Against the austere splendor of The Goldberg Variations, everything was showy and over-the-top in George Balanchine’s four-part Tschaikovsky Suite No. 3. Megan Fairchild, in her parting season with the company, captained the troops with Anthony Huxley in the crisp and dazzling Theme and Variations. She went hell-for-leather through the flickering jumps, the whipping changes of direction and the giddy scribbling of helixes in the air with pointed feet. Unclear whether dancer or conductor was setting the furious pace but the effect was mostly brisk and efficient, with less time to luxuriate in the spiraling energy of angled body lines or the full drama of steep plunges in arabesque. The corps with their shimmering bourrées were on top form.

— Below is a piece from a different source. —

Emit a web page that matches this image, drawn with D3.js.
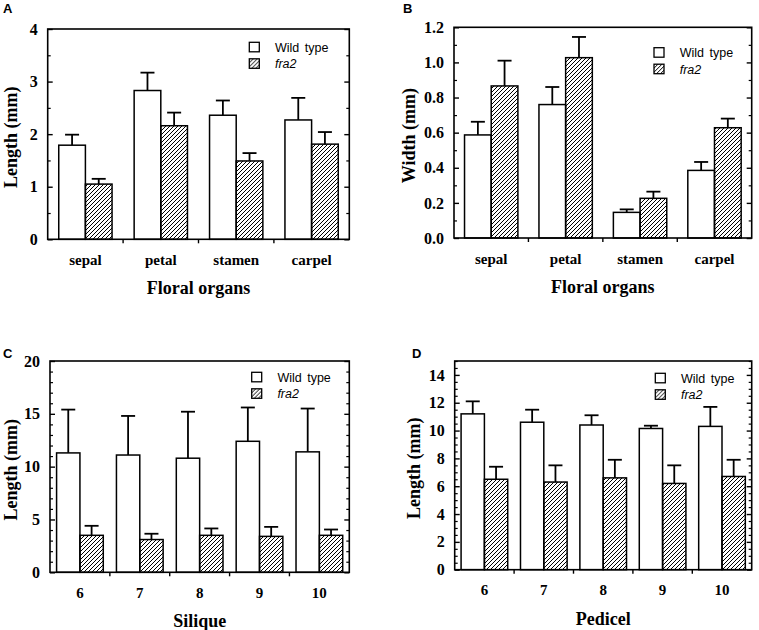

The timeless grandeur of Theme and Variations is unmatched by the three swoony prequels which Balanchine tacked on in 1970 after a gap of 23 years. Behind a scrim that produced a hazy, underwater effect, men in ruffled blouses pined after barelegged women draped in long layers of glittery diaphanous tulle, who flung their hair about beautifully, none more so than the willowy Miriam Miller who had a thing with Ryan Tomash but ultimately abandoned him. Emilie Gerrity stalked Preston Chamblee with a sinister smile. The ‘Scherzo’ was mainly a lot of tearing around, but Daniel Ulbricht dialed up the manège to stirring effect and among the ensemble Olivia Bell conveyed a sense of urgency while dashing from pillar to post.